Charts and diagrams as code:
>>
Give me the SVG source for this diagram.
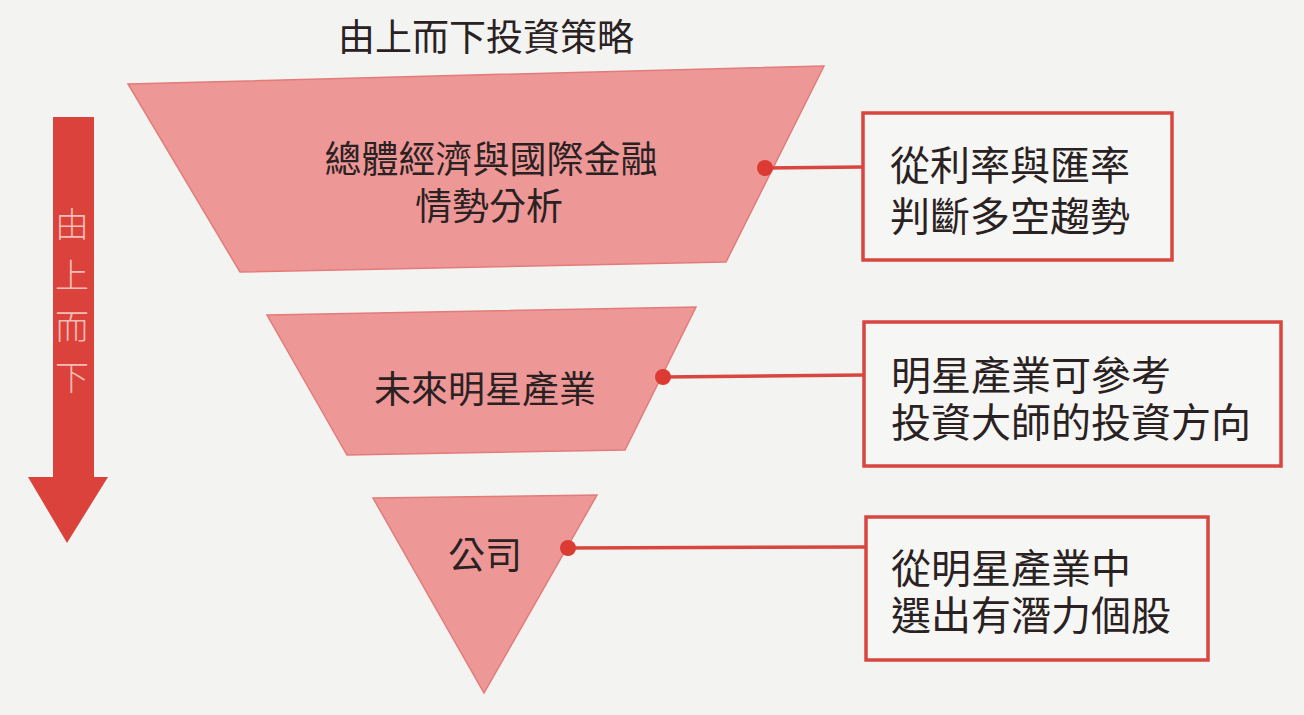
<svg xmlns="http://www.w3.org/2000/svg" width="1304" height="715" viewBox="0 0 1304 715">
<style>
.bg{fill:#f3f4f2}
.tier{fill:#ee9797;stroke:#e27c7a;stroke-width:1.5}
.box{fill:#f6f6f4;stroke:#d8463f;stroke-width:3.5}
.link{stroke:#d8463f;stroke-width:3.5;fill:none}
.dot{fill:#dc3b34}
.t{font-family:"Noto Sans CJK TC","Noto Sans CJK SC",sans-serif;fill:#2a2222;dominant-baseline:central}
.arrow{fill:#db423b}
.at{font-family:"Noto Sans CJK TC","Noto Sans CJK SC",sans-serif;fill:#f6bcb6;font-size:34px;text-anchor:middle;dominant-baseline:central;font-weight:300}
</style>
<rect class="bg" x="0" y="0" width="1304" height="715"/>
<text class="t" x="486" y="35" font-size="37" text-anchor="middle">由上而下投資策略</text>
<g id="arrow">
<polygon class="arrow" points="53,117 94,117 94,477 108,477 67,543 28,477 53,477"/>
<text class="at" x="72" y="222">由</text>
<text class="at" x="72" y="273">上</text>
<text class="at" x="72" y="324">而</text>
<text class="at" x="72" y="375">下</text>
</g>
<g id="tier1">
<polygon class="tier" points="128,84 824,66 726,262 240,272"/>
<text class="t" x="491" y="157" font-size="37" text-anchor="middle">總體經濟與國際金融</text>
<text class="t" x="489" y="204" font-size="37" text-anchor="middle">情勢分析</text>
</g>
<g id="tier2">
<polygon class="tier" points="267,315 696,307 625,450 347,455"/>
<text class="t" x="485" y="387" font-size="37" text-anchor="middle">未來明星產業</text>
</g>
<g id="tier3">
<polygon class="tier" points="373,498 597,495 484,693"/>
<text class="t" x="485" y="553" font-size="37" text-anchor="middle">公司</text>
</g>
<g id="box1">
<rect class="box" x="863" y="113" width="309" height="147"/>
<text class="t" x="890" y="163" font-size="40">從利率與匯率</text>
<text class="t" x="890" y="214" font-size="40">判斷多空趨勢</text>
</g>
<g id="box2">
<rect class="box" x="864" y="322" width="417" height="144"/>
<text class="t" x="891" y="373" font-size="40">明星產業可參考</text>
<text class="t" x="891" y="420" font-size="40">投資大師的投資方向</text>
</g>
<g id="box3">
<rect class="box" x="866" y="517" width="342" height="143"/>
<text class="t" x="891" y="566" font-size="40">從明星產業中</text>
<text class="t" x="891" y="613" font-size="40">選出有潛力個股</text>
</g>
<g id="connectors">
<line class="link" x1="765" y1="168" x2="863" y2="167"/>
<line class="link" x1="663" y1="377" x2="864" y2="375"/>
<line class="link" x1="568" y1="548" x2="866" y2="547"/>
<circle class="dot" cx="765" cy="168" r="8"/>
<circle class="dot" cx="663" cy="377" r="8"/>
<circle class="dot" cx="568" cy="548" r="8"/>
</g>
</svg>
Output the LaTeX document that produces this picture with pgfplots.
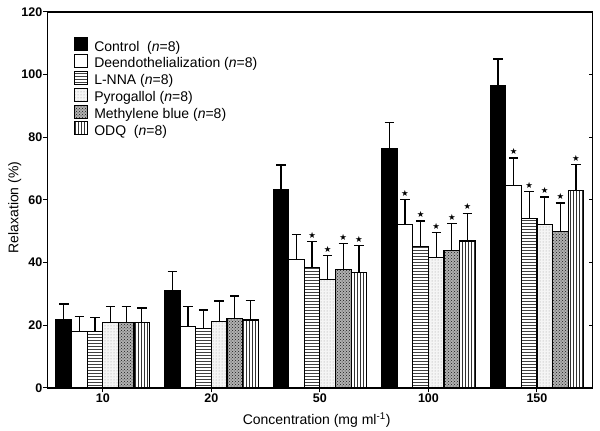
\documentclass[border=0pt]{standalone}
\usepackage{fontspec}
\setmainfont{Liberation Sans}
\newfontfamily\dejavu{DejaVu Sans}
\usepackage{pgfplots}
\pgfplotsset{compat=1.18}
\usepackage{pgfplotstable}
\usetikzlibrary{patterns}

\pgfplotstableread{
x c ce d de l le p pe m me o oe
0 21.8 5.0 18.0 4.9 18.0 4.6 21.0 4.9 21.0 5.1 21.0 4.5
1 31.1 6.0 19.7 6.4 19.1 5.8 21.1 6.7 22.2 7.2 21.7 6.3
2 63.4 7.8 41.1 8.0 38.5 8.2 34.5 7.8 37.7 8.4 37.0 8.5
3 76.5 8.2 52.1 8.1 45.1 8.2 41.7 8.0 43.8 8.6 46.9 8.9
4 96.6 8.4 64.7 8.7 54.0 8.8 52.1 8.9 50.0 9.0 62.9 8.4
}\data

\pgfplotstableread{
x y
1.9282 48.7
2.0718 44.3
2.2155 48.1
2.3590 47.5
2.7845 62.2
2.9282 55.3
3.0718 51.7
3.2155 54.4
3.3590 57.8
3.7845 75.4
3.9282 64.8
4.0718 63.0
4.2155 61.0
4.3590 73.3
}\stars

\pgfplotsset{
  common/.style={at={(0,0)}, anchor=south west,
    scale only axis, width=544.8pt, height=376pt,
    xmin=-0.51, xmax=4.51, ymin=0, ymax=120},
}

\begin{document}
\begin{tikzpicture}
\path[use as bounding box] (-47.5pt,-43pt) rectangle (552.5pt,388pt);
\begin{axis}[
  common,
  ybar=0pt, bar width=15.6pt,
  xtick={0,1,2,3,4}, xticklabels={10,20,50,100,150},
  ytick={0,20,40,60,80,100,120},
  xtick pos=bottom, ytick pos=left,
  tick align=outside, major tick length=4.5pt,
  tick style={line width=1pt, black},
  axis line style={line width=1.1pt},
  /pgf/number format/assume math mode=true,
  tick label style={font=\fontsize{12.5}{14}\selectfont\bfseries},
  yticklabel style={inner sep=0.5pt},
  xticklabel style={inner sep=1pt},
  xlabel={Concentration (mg ml\textsuperscript{-1})},
  ylabel={Relaxation (\%)},
  label style={font=\fontsize{14}{16}\selectfont},
  xlabel style={at={(axis description cs:0.494,-0.085)}, anchor=center},
  ylabel style={at={(axis description cs:-0.06,0.48)}, anchor=center},
  legend style={at={(0.0486,0.933)}, anchor=north west, draw=none, fill=none,
    inner sep=0pt, row sep=0pt, column sep=0pt,
    font=\fontsize{14}{16}\selectfont,
    nodes={inner sep=0pt, text height=9.5pt, text depth=3pt}},
  legend cell align=left,
  legend image code/.code={\draw[#1] (0pt,-3pt) rectangle (13pt,10pt);},
  /tikz/every odd column/.append style={column sep=6pt},
  every axis plot/.append style={draw=black, line width=1.1pt},
  error bars/y dir=plus, error bars/y explicit,
  error bars/error mark=|,
  error bars/error bar style={line width=1.3pt, black, solid},
  error bars/error mark options={black, line width=1.3pt, mark size=4.7pt},
]
\addplot[fill=black] table[x=x, y=c, y error=ce] {\data};
\addlegendentry{Control\ \ (\textit{n}=8)}
\addplot[fill=white] table[x=x, y=d, y error=de] {\data};
\addlegendentry{Deendothelialization (\textit{n}=8)}
\addplot[pattern=horizontal lines, pattern color=black!75] table[x=x, y=l, y error=le] {\data};
\addlegendentry{L-NNA (\textit{n}=8)}
\addplot[fill=gray!8, postaction={pattern=dots, pattern color=gray!80}] table[x=x, y=p, y error=pe] {\data};
\addlegendentry{Pyrogallol (\textit{n}=8)}
\addplot[fill=gray!62, postaction={pattern=crosshatch dots, pattern color=black!90}] table[x=x, y=m, y error=me] {\data};
\addlegendentry{Methylene blue (\textit{n}=8)}
\addplot[pattern=vertical lines, pattern color=black!80] table[x=x, y=o, y error=oe] {\data};
\addlegendentry{ODQ\ \ (\textit{n}=8)}
\end{axis}
\begin{axis}[
  common, hide axis,
]
\addplot[only marks, mark=text, text mark={\dejavu\fontsize{8.5}{9}\selectfont ★}] table[x=x, y=y] {\stars};
\end{axis}
\begin{axis}[
  common,
  hide x axis, axis y line*=right,
  axis line style={line width=1.1pt, -},
  ytick={0,20,40,60,80,100,120}, yticklabels={},
  tick align=inside, major tick length=3pt,
  tick style={line width=1pt, black},
]
\end{axis}
\end{tikzpicture}
\end{document}
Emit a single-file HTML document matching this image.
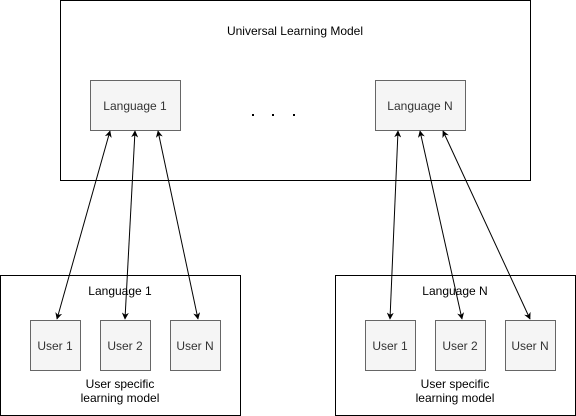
<!DOCTYPE html>
<html><head><style>body{margin:0;background:#fff}svg{display:block}</style></head><body>
<svg width="576" height="416" viewBox="0 0 576 416" xmlns="http://www.w3.org/2000/svg" font-family="Liberation Sans, sans-serif" font-size="12">
<defs>
<marker id="a" viewBox="0 0 10 10" refX="9" refY="5" markerWidth="7" markerHeight="7" orient="auto-start-reverse" markerUnits="userSpaceOnUse">
<path d="M0,0 L10,5 L0,10 L3,5 Z" fill="#000"/></marker>
</defs>
<rect x="60.5" y="0.5" width="470" height="180" fill="#fff" stroke="#000"/>
<text x="295" y="35" text-anchor="middle" fill="#000">Universal Learning Model</text>
<rect x="90.5" y="80.5" width="90" height="50" fill="#f5f5f5" stroke="#666"/>
<text x="135" y="110" text-anchor="middle" fill="#333">Language 1</text>
<rect x="375.5" y="80.5" width="90" height="50" fill="#f5f5f5" stroke="#666"/>
<text x="420" y="110" text-anchor="middle" fill="#333">Language N</text>
<rect x="252" y="114" width="2" height="2" fill="#000"/><rect x="272" y="114" width="2" height="2" fill="#000"/><rect x="293" y="114" width="2" height="2" fill="#000"/>
<rect x="0.5" y="275.5" width="240" height="140" fill="#fff" stroke="#000"/>
<text x="120" y="295" text-anchor="middle">Language 1</text>
<rect x="335.5" y="275.5" width="240" height="140" fill="#fff" stroke="#000"/>
<text x="455" y="295" text-anchor="middle">Language N</text>
<g fill="#f5f5f5" stroke="#666">
<rect x="30.5" y="320.5" width="50" height="50"/><rect x="100.5" y="320.5" width="50" height="50"/><rect x="170.5" y="320.5" width="50" height="50"/>
<rect x="365.5" y="320.5" width="50" height="50"/><rect x="435.5" y="320.5" width="50" height="50"/><rect x="505.5" y="320.5" width="50" height="50"/>
</g>
<g fill="#333" text-anchor="middle">
<text x="55" y="350">User 1</text><text x="125" y="350">User 2</text><text x="195" y="350">User N</text>
<text x="390" y="350">User 1</text><text x="460" y="350">User 2</text><text x="530" y="350">User N</text>
</g>
<g fill="#000" text-anchor="middle">
<text x="120" y="388">User specific</text><text x="120" y="402">learning model</text>
<text x="455" y="388">User specific</text><text x="455" y="402">learning model</text>
</g>
<g stroke="#000" stroke-width="1" marker-start="url(#a)" marker-end="url(#a)">
<line x1="110" y1="131" x2="57" y2="319"/>
<line x1="135" y1="131" x2="125" y2="319"/>
<line x1="158" y1="131" x2="198" y2="319"/>
<line x1="398" y1="131" x2="390" y2="319"/>
<line x1="420" y1="131" x2="462" y2="319"/>
<line x1="443" y1="131" x2="530" y2="319"/>
</g>
</svg>
</body></html>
<<
List each line of the entries that holds the string "image".

**CORRECT RESULT**
  legend image code/.code={\draw[#1] (0pt,-3pt) rectangle (13pt,10pt);},
Emit a single-file HTML document matching this image.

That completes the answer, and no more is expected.